Granted, this topic has nothing to do with writing really. But when such time-tested truth presents itself, it would be unfair to the rest of humanity not to share the revelation. I can only hope that those few of you who stumble across my post might feel sufficiently driven to pass it along---to teens in particular. Some day they might thank you for it.
In the ad, one short scene shows Dick Van Dyke dancing with penguins. No doubt many of you remember it well but you are probably wondering where I'm going with this thread. Well, there Dick Van Dyke was, all decked out in striped jacket, hat, dancing shoes and trousers---the latter downwardly adjusted to make his penguin dancing partners feel right at home.
That's when it hit me: the low-slung pants in that penguin dance 50 years ago were the forerunners of the "below the drawers" style sported by today's teenage boys. Who could have known back then that Dick Van Dyke would be the genius behind the youth fashion movement of today. Admit it. The similarities are uncanny---the low-slung crotch nearly down to the knees, the waist barely suspended from the hips. The only real inter-generational difference is the drawers.
Today any youth hoping to survive the darts and arrows of his high school peers, must "step in time" (another Dick Van Dyke song in "Mary Poppins") with the uniform of the day.
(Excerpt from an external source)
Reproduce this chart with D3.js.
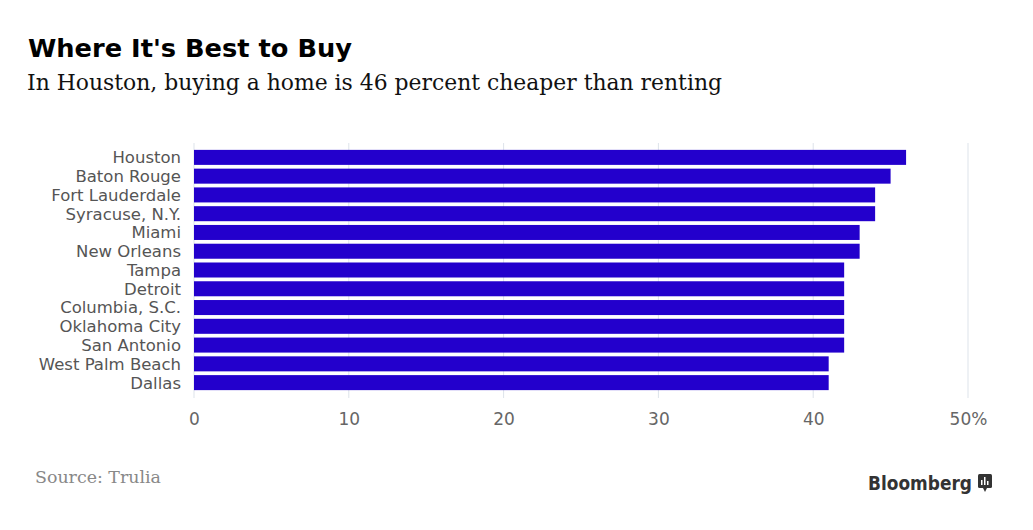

The weight of the jeans must be precisely calibrated not to exceed the anti-gravitational resistance of multi-colored drawers, themselves appearing to beg for help from hipbones seeminly not quite up to the task.
Even the walk---or I should say the penguin waddle---looks the same as in the penguin dance. Every three or four steps requires a hitch in the giddy-up to keep jeans and drawers from sliding beyond decency and wearers from falling on their faces. I'm thinking such attire among prison inmates might be almost as effective in escape prevention as ankle chains.
I wonder how long it might take for the slightly off-putting, low-hanging youth fashion to change if teens were to realize that their penguin look isn't irritating to us old folks at all but only humorous and cute---kind of like Dick Van Dyke and his penguin friends?
Something to think about, wouldn't you say?